Data lines:

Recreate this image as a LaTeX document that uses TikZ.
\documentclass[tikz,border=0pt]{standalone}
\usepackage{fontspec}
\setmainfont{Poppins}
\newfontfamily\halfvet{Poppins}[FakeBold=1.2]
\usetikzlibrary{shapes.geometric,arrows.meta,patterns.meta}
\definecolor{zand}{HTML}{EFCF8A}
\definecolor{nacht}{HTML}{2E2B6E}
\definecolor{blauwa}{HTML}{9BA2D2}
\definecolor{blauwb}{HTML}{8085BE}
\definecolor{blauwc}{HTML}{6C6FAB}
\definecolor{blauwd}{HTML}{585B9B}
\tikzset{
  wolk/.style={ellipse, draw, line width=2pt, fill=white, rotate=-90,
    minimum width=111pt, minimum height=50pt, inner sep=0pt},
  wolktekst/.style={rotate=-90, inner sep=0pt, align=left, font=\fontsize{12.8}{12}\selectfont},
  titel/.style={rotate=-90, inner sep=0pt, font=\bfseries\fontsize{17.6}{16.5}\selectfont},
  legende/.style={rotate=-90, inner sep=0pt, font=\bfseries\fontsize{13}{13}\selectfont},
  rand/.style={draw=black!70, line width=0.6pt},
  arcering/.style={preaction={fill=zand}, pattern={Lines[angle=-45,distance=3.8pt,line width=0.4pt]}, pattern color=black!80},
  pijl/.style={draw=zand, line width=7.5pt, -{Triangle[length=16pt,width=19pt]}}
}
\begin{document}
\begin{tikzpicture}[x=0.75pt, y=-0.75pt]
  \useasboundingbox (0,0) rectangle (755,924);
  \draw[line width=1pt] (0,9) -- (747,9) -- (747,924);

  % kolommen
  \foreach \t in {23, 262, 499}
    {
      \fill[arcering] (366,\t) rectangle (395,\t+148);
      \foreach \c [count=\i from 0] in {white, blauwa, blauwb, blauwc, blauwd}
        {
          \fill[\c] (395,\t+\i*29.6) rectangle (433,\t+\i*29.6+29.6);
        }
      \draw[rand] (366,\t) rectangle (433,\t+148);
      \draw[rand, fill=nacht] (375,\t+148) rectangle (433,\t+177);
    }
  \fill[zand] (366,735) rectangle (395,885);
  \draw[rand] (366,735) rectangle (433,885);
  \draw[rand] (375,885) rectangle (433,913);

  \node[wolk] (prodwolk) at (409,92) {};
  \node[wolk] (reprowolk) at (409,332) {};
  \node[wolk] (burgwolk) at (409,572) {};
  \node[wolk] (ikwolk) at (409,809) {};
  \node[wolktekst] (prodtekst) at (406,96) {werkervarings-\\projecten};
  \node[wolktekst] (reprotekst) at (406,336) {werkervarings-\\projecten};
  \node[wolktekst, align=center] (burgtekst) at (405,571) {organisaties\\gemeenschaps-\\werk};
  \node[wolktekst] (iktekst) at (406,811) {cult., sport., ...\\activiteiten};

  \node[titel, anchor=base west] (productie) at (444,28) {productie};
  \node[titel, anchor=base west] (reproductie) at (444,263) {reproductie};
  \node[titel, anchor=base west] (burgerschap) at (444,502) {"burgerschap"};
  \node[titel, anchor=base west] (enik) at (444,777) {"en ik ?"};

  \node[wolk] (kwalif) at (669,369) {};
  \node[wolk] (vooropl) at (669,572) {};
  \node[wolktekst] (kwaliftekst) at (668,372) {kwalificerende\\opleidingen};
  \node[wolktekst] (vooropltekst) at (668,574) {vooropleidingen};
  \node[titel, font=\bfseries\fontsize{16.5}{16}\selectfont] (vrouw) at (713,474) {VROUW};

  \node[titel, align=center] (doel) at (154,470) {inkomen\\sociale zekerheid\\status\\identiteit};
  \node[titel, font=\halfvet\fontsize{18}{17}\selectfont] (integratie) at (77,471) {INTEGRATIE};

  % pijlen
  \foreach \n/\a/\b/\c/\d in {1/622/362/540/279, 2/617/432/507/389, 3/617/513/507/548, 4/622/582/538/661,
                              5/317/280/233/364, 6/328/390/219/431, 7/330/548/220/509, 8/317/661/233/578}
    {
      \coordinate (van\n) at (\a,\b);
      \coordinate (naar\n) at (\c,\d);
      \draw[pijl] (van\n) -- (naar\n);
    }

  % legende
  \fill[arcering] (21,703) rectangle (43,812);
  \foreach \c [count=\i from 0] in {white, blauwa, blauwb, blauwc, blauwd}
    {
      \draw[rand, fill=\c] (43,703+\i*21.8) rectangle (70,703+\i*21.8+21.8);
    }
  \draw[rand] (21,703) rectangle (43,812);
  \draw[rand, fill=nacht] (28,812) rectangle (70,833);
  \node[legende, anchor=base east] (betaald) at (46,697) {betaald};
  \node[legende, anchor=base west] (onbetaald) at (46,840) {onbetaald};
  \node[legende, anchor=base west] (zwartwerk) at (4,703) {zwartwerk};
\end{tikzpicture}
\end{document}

What this task involves:
Every line above should be written out again exactly as it stands.

Correct result:
Recreate this image as a LaTeX document that uses TikZ.
\documentclass[tikz,border=0pt]{standalone}
\usepackage{fontspec}
\setmainfont{Poppins}
\newfontfamily\halfvet{Poppins}[FakeBold=1.2]
\usetikzlibrary{shapes.geometric,arrows.meta,patterns.meta}
\definecolor{zand}{HTML}{EFCF8A}
\definecolor{nacht}{HTML}{2E2B6E}
\definecolor{blauwa}{HTML}{9BA2D2}
\definecolor{blauwb}{HTML}{8085BE}
\definecolor{blauwc}{HTML}{6C6FAB}
\definecolor{blauwd}{HTML}{585B9B}
\tikzset{
  wolk/.style={ellipse, draw, line width=2pt, fill=white, rotate=-90,
    minimum width=111pt, minimum height=50pt, inner sep=0pt},
  wolktekst/.style={rotate=-90, inner sep=0pt, align=left, font=\fontsize{12.8}{12}\selectfont},
  titel/.style={rotate=-90, inner sep=0pt, font=\bfseries\fontsize{17.6}{16.5}\selectfont},
  legende/.style={rotate=-90, inner sep=0pt, font=\bfseries\fontsize{13}{13}\selectfont},
  rand/.style={draw=black!70, line width=0.6pt},
  arcering/.style={preaction={fill=zand}, pattern={Lines[angle=-45,distance=3.8pt,line width=0.4pt]}, pattern color=black!80},
  pijl/.style={draw=zand, line width=7.5pt, -{Triangle[length=16pt,width=19pt]}}
}
\begin{document}
\begin{tikzpicture}[x=0.75pt, y=-0.75pt]
  \useasboundingbox (0,0) rectangle (755,924);
  \draw[line width=1pt] (0,9) -- (747,9) -- (747,924);

  % kolommen
  \foreach \t in {23, 262, 499}
    {
      \fill[arcering] (366,\t) rectangle (395,\t+148);
      \foreach \c [count=\i from 0] in {white, blauwa, blauwb, blauwc, blauwd}
        {
          \fill[\c] (395,\t+\i*29.6) rectangle (433,\t+\i*29.6+29.6);
        }
      \draw[rand] (366,\t) rectangle (433,\t+148);
      \draw[rand, fill=nacht] (375,\t+148) rectangle (433,\t+177);
    }
  \fill[zand] (366,735) rectangle (395,885);
  \draw[rand] (366,735) rectangle (433,885);
  \draw[rand] (375,885) rectangle (433,913);

  \node[wolk] (prodwolk) at (409,92) {};
  \node[wolk] (reprowolk) at (409,332) {};
  \node[wolk] (burgwolk) at (409,572) {};
  \node[wolk] (ikwolk) at (409,809) {};
  \node[wolktekst] (prodtekst) at (406,96) {werkervarings-\\projecten};
  \node[wolktekst] (reprotekst) at (406,336) {werkervarings-\\projecten};
  \node[wolktekst, align=center] (burgtekst) at (405,571) {organisaties\\gemeenschaps-\\werk};
  \node[wolktekst] (iktekst) at (406,811) {cult., sport., ...\\activiteiten};

  \node[titel, anchor=base west] (productie) at (444,28) {productie};
  \node[titel, anchor=base west] (reproductie) at (444,263) {reproductie};
  \node[titel, anchor=base west] (burgerschap) at (444,502) {"burgerschap"};
  \node[titel, anchor=base west] (enik) at (444,777) {"en ik ?"};

  \node[wolk] (kwalif) at (669,369) {};
  \node[wolk] (vooropl) at (669,572) {};
  \node[wolktekst] (kwaliftekst) at (668,372) {kwalificerende\\opleidingen};
  \node[wolktekst] (vooropltekst) at (668,574) {vooropleidingen};
  \node[titel, font=\bfseries\fontsize{16.5}{16}\selectfont] (vrouw) at (713,474) {VROUW};

  \node[titel, align=center] (doel) at (154,470) {inkomen\\sociale zekerheid\\status\\identiteit};
  \node[titel, font=\halfvet\fontsize{18}{17}\selectfont] (integratie) at (77,471) {INTEGRATIE};

  % pijlen
  \foreach \n/\a/\b/\c/\d in {1/622/362/540/279, 2/617/432/507/389, 3/617/513/507/548, 4/622/582/538/661,
                              5/317/280/233/364, 6/328/390/219/431, 7/330/548/220/509, 8/317/661/233/578}
    {
      \coordinate (van\n) at (\a,\b);
      \coordinate (naar\n) at (\c,\d);
      \draw[pijl] (van\n) -- (naar\n);
    }

  % legende
  \fill[arcering] (21,703) rectangle (43,812);
  \foreach \c [count=\i from 0] in {white, blauwa, blauwb, blauwc, blauwd}
    {
      \draw[rand, fill=\c] (43,703+\i*21.8) rectangle (70,703+\i*21.8+21.8);
    }
  \draw[rand] (21,703) rectangle (43,812);
  \draw[rand, fill=nacht] (28,812) rectangle (70,833);
  \node[legende, anchor=base east] (betaald) at (46,697) {betaald};
  \node[legende, anchor=base west] (onbetaald) at (46,840) {onbetaald};
  \node[legende, anchor=base west] (zwartwerk) at (4,703) {zwartwerk};
\end{tikzpicture}
\end{document}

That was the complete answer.